After that first episode, there are no regular people in the world of Succession. And in not including regular people, real people, Succession has made its audience believe that only the Roys are real people. At the funeral, there was a moment when I thought Logan’s brother Ewan would bring a reckoning, but by putting the critique in a setting where it was, regardless of the dead in question, inappropriate at best, the show again undermined any veracity that critique would have had and let the dysfunctional siblings have the last word. Alas, in Succession there is no moral center, no observational character to offset or underscore the evil, the sheer absurdity of these people, and therefore it relies on the viewer to make these leaps, to get it. In a world where Trump garnered the votes of 73.6 million Americans in 2020, I doubt that we as a nation are up to it.

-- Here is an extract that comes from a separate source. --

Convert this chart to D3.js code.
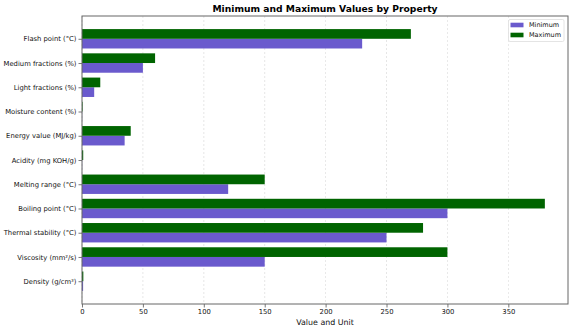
<!DOCTYPE html>
<html><head><meta charset="utf-8">
<script src="https://cdn.jsdelivr.net/npm/d3@7"></script>
<style>body{margin:0;background:#fff;} svg{display:block;font-family:"DejaVu Sans",sans-serif;}</style>
</head><body>
<svg id="c" width="572" height="332"></svg>
<script>
const categories = ["Density (g/cm³)","Viscosity (mm²/s)","Thermal stability (°C)","Boiling point (°C)","Melting range (°C)","Acidity (mg KOH/g)","Energy value (MJ/kg)","Moisture content (%)","Light fractions (%)","Medium fractions (%)","Flash point (°C)"];
const minValues = [0.9, 150, 250, 300, 120, 0.1, 35, 0.1, 10, 50, 230];
const maxValues = [1.1, 300, 280, 380, 150, 1, 40, 0.5, 15, 60, 270];
const xTicks = [0, 50, 100, 150, 200, 250, 300, 350];
const seriesNames = ["Minimum", "Maximum"];
const colors = ["#6a5acd", "#006400"];

const svg = d3.select("#c");
const L = 82, R = 568, T = 16, B = 304;
const barH = 0.4;
const n = categories.length;
const xMax = d3.max(maxValues) * 1.05;
const x = d3.scaleLinear().domain([0, xMax]).range([L, R]);
const pad = 0.05 * (n - 1 + 2 * barH);
const y = d3.scaleLinear().domain([-barH - pad, n - 1 + barH + pad]).range([B, T]);

// grid
svg.append("g").selectAll("line").data(xTicks).join("line")
  .attr("x1", d => x(d)).attr("x2", d => x(d)).attr("y1", T).attr("y2", B)
  .attr("stroke", "#ccc").attr("stroke-width", 0.6).attr("stroke-dasharray", "2,2").attr("opacity", 0.8);

// bars
const series = [minValues, maxValues];
series.forEach((vals, s) => {
  const off = s === 0 ? -barH / 2 : barH / 2;
  svg.append("g").selectAll("rect").data(vals).join("rect")
    .attr("x", x(0))
    .attr("y", (d, i) => y(i + off + barH / 2))
    .attr("width", d => x(d) - x(0))
    .attr("height", (d, i) => y(i + off - barH / 2) - y(i + off + barH / 2))
    .attr("fill", colors[s]);
});

// axes
const xAxis = svg.append("g").attr("transform", `translate(0,${B})`)
  .call(d3.axisBottom(x).tickValues(xTicks).tickSize(3.5).tickPadding(2).tickFormat(d3.format("d")));
const yAxis = svg.append("g").attr("transform", `translate(${L},0)`)
  .call(d3.axisLeft(y).tickValues(d3.range(n)).tickSize(3.5).tickPadding(2).tickFormat(i => categories[i]));
[xAxis, yAxis].forEach(a => {
  a.select(".domain").remove();
  a.selectAll("line").attr("stroke", "#555").attr("stroke-width", 0.8);
  a.selectAll("text").attr("font-size", 6.8).attr("fill", "#111").attr("font-family", "DejaVu Sans");
});

// frame
svg.append("rect").attr("x", L).attr("y", T).attr("width", R - L).attr("height", B - T)
  .attr("fill", "none").attr("stroke", "#666").attr("stroke-width", 1);

// title & label
svg.append("text").attr("x", (L + R) / 2).attr("y", 12).attr("text-anchor", "middle")
  .attr("font-size", 9.2).attr("font-weight", "bold").attr("fill", "#000").text("Minimum and Maximum Values by Property");
svg.append("text").attr("x", (L + R) / 2).attr("y", 325).attr("text-anchor", "middle")
  .attr("font-size", 7.9).attr("fill", "#111").text("Value and Unit");

// legend
const lg = svg.append("g");
lg.append("rect").attr("x", 508.5).attr("y", 19.5).attr("width", 55.5).attr("height", 22)
  .attr("fill", "#fff").attr("stroke", "#ddd").attr("stroke-width", 0.8).attr("rx", 1.5);
seriesNames.forEach((nm, i) => {
  const cy = 25 + i * 10;
  lg.append("rect").attr("x", 510.5).attr("y", cy - 2.3).attr("width", 13).attr("height", 4.6).attr("fill", colors[i]);
  lg.append("text").attr("x", 529).attr("y", cy).attr("dy", "0.35em").attr("font-size", 6.5).attr("fill", "#111").text(nm);
});
</script>
</body></html>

So who will win the big chair? I’m not sure I care. Sure, Jeremy Strong will act the hell out of it. Sarah Snook will do that charming Shiv stutter. Kieran Culkin will perfect his kicked puppy dog eyes, Matthew Macfadyen will appear wounded and Nicholas Braun will awkwardly suck up. It doesn’t matter who wins. When the Roys, or the Matssons, or the Trumps, or the Kochs, or the Murdochs win, we all lose. So if it ends in anything other than a fiery private jet crash with the entire Roy clan aboard, I won’t be surprised, but I will be disappointed.